* _Written exercise_:
From the first line of the data below through the line holding "from matplotlib.path import Path", output each line exactly and leave the pictures out.

--- start of Data segment ---

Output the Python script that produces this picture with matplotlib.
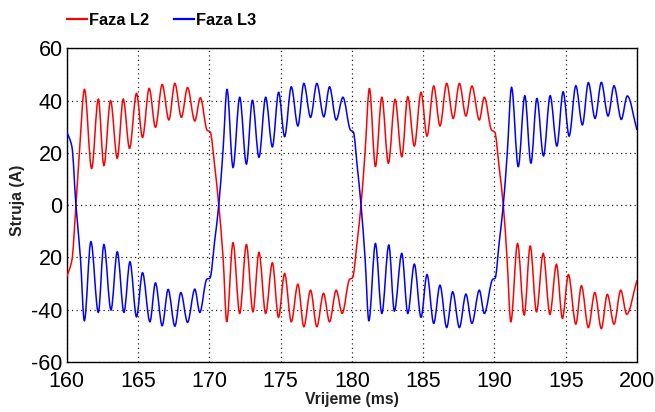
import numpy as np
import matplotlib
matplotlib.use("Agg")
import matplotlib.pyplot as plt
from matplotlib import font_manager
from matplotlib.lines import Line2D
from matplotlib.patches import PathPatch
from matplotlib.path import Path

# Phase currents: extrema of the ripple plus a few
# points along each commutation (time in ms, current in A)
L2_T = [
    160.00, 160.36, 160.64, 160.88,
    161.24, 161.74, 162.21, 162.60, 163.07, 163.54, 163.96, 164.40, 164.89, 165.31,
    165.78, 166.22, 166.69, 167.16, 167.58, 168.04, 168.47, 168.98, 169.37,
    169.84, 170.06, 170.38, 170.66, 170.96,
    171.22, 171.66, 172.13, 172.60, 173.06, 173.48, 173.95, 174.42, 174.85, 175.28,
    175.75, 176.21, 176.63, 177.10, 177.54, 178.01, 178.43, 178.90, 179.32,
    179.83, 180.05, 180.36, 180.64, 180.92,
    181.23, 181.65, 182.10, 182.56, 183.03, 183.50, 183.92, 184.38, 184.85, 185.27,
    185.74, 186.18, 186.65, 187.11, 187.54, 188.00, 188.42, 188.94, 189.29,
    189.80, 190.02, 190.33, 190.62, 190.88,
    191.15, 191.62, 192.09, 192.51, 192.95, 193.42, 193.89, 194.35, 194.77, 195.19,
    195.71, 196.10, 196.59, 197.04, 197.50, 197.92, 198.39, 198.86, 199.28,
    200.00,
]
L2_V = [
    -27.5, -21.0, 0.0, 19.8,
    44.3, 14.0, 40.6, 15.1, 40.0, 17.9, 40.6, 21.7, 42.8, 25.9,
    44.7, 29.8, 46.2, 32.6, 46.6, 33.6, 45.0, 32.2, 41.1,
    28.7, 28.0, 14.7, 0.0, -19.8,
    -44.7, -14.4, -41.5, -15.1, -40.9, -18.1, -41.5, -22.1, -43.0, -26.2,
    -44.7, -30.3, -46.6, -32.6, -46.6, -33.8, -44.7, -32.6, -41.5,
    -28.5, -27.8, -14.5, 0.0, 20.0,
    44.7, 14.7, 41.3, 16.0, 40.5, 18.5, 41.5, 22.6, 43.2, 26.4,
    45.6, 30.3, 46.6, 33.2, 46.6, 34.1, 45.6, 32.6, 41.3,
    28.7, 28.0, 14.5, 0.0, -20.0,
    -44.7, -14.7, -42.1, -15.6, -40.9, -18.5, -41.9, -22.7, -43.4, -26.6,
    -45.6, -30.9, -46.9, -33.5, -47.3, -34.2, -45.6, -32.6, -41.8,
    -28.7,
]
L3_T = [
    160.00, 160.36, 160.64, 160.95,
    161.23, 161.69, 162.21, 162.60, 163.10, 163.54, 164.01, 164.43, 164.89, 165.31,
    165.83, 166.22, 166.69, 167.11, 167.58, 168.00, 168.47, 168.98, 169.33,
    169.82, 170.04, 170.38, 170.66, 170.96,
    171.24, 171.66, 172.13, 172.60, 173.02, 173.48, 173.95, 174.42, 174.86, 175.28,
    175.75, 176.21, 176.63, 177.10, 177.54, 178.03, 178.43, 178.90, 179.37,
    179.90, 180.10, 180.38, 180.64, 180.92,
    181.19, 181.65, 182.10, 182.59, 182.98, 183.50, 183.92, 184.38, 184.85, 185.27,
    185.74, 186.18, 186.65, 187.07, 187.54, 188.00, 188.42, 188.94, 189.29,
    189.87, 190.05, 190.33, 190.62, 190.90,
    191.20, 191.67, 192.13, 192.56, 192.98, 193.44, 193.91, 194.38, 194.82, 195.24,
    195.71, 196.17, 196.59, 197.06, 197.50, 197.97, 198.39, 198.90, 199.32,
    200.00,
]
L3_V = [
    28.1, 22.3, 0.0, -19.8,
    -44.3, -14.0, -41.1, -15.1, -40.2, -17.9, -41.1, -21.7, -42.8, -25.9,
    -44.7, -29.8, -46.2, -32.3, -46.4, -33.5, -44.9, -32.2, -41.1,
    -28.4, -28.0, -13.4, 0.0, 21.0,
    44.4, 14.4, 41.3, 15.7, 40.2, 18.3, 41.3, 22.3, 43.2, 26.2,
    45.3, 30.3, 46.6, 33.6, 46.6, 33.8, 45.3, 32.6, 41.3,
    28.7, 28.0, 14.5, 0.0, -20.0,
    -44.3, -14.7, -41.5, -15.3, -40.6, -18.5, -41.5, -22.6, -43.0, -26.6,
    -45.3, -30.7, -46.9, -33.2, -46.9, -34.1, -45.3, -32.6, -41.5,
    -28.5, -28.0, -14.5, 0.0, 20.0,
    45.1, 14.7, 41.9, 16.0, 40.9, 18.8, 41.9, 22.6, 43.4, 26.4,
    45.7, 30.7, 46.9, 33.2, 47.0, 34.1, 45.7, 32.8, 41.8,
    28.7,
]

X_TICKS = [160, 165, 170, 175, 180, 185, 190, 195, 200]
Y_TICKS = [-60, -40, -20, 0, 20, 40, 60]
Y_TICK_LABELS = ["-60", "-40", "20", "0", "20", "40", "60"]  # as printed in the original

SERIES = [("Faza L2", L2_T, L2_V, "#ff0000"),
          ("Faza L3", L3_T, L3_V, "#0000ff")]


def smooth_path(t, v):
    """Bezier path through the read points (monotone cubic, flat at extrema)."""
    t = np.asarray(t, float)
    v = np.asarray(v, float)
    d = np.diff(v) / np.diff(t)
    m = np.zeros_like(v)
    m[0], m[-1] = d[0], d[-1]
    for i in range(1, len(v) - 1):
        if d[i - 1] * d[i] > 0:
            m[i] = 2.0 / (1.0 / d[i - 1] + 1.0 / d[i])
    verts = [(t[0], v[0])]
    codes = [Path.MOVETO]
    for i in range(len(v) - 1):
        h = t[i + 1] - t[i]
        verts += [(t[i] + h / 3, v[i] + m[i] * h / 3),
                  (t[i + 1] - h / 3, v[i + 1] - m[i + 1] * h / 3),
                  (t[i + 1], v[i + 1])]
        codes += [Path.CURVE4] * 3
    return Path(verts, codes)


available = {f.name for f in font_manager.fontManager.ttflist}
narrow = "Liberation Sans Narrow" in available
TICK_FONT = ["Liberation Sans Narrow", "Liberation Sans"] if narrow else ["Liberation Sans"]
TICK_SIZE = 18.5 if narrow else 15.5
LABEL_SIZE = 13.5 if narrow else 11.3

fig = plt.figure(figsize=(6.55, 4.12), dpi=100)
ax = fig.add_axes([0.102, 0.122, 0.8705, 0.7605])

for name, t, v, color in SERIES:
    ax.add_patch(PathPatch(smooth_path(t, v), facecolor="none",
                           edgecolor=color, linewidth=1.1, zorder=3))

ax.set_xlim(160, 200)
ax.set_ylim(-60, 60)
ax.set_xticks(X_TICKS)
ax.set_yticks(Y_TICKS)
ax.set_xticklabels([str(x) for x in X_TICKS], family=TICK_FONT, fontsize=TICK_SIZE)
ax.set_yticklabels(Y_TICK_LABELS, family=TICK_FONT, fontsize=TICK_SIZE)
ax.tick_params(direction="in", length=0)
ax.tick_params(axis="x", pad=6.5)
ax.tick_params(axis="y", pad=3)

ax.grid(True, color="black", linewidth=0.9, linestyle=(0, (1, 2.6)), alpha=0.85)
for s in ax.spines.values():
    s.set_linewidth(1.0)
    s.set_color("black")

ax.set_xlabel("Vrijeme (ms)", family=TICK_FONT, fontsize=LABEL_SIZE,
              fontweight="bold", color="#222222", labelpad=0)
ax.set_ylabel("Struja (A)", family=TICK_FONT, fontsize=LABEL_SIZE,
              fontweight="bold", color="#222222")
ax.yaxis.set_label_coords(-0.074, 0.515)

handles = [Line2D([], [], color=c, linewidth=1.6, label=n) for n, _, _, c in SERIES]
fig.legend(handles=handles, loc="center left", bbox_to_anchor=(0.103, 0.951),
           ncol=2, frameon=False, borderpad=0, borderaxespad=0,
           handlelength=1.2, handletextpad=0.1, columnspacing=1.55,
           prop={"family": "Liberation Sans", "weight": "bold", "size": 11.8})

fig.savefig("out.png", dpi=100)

--- end of Data segment ---

* _Reply to the exercise_:
Output the Python script that produces this picture with matplotlib.
import numpy as np
import matplotlib
matplotlib.use("Agg")
import matplotlib.pyplot as plt
from matplotlib import font_manager
from matplotlib.lines import Line2D
from matplotlib.patches import PathPatch
from matplotlib.path import Path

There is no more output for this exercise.